» TASK MATERIAL:
--------

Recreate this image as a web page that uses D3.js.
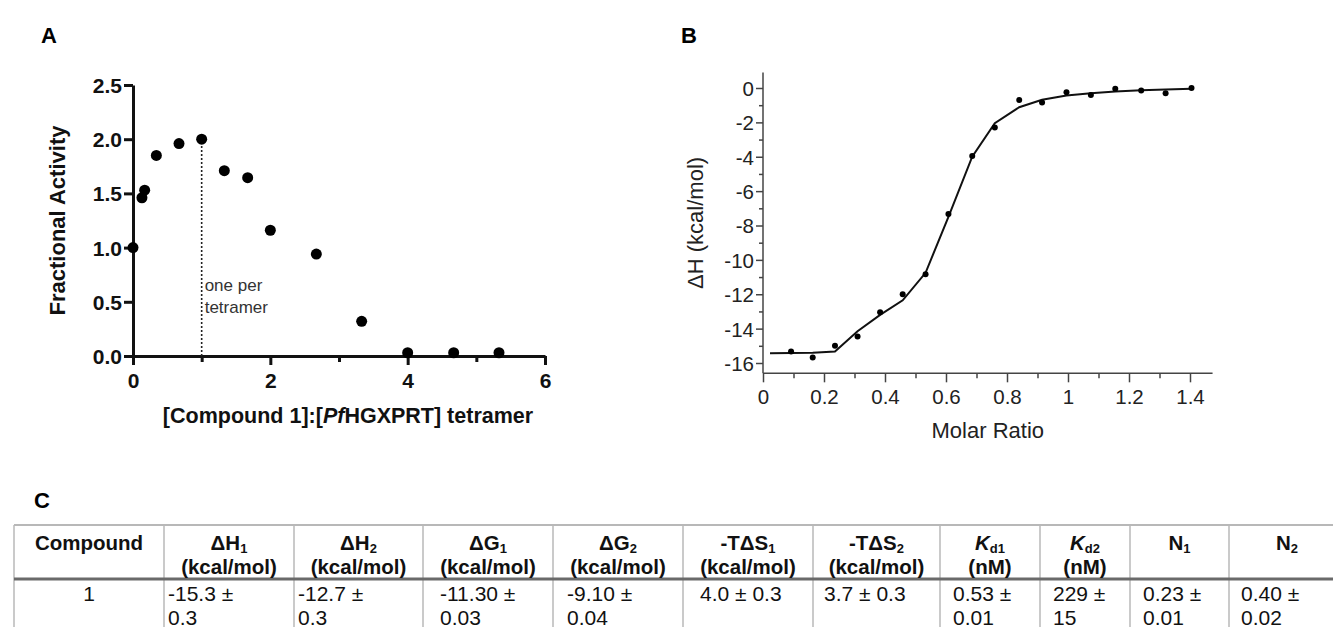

--------

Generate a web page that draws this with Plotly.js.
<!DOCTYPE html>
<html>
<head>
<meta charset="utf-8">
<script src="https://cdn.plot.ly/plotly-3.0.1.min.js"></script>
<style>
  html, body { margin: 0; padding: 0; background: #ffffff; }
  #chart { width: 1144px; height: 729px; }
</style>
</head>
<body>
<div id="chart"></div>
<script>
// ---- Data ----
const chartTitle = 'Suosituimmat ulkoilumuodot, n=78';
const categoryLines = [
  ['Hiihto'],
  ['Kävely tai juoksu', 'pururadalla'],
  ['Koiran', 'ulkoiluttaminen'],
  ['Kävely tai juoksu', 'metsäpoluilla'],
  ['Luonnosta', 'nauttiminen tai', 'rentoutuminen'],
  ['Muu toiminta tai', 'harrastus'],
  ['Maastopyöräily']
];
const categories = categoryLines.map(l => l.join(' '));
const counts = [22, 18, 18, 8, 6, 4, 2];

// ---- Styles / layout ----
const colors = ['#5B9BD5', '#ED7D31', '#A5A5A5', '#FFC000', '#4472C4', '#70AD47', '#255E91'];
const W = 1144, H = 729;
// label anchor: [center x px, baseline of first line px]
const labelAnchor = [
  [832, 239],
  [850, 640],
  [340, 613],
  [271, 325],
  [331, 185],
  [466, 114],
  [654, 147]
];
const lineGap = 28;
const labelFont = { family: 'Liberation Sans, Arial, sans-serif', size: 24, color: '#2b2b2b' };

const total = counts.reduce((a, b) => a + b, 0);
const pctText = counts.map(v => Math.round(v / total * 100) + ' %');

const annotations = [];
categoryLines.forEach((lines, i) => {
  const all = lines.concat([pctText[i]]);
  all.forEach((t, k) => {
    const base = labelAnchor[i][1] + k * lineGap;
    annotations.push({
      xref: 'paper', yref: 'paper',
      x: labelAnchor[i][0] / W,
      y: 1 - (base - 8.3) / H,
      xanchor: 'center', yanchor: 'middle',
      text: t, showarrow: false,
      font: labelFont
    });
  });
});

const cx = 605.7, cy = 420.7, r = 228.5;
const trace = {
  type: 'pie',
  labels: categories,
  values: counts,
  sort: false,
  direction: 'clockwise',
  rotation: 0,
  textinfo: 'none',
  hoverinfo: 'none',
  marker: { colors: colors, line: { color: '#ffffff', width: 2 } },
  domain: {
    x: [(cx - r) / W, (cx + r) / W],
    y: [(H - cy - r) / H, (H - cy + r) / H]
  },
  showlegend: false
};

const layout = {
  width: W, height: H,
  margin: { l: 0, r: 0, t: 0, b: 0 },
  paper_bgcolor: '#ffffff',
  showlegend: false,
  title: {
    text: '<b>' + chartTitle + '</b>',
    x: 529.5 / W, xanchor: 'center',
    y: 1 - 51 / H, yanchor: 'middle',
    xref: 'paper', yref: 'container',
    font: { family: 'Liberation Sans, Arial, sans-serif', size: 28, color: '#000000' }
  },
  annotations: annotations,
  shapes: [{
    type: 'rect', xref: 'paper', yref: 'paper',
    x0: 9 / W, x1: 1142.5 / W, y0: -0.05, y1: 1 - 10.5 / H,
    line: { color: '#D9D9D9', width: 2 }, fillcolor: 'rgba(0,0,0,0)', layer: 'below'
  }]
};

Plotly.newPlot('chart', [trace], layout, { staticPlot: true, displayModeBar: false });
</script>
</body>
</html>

--------

Extract each line from the listing that holds the word "page".

» SOLUTION FOR THIS EXERCISE:
Recreate this image as a web page that uses D3.js.
Generate a web page that draws this with Plotly.js.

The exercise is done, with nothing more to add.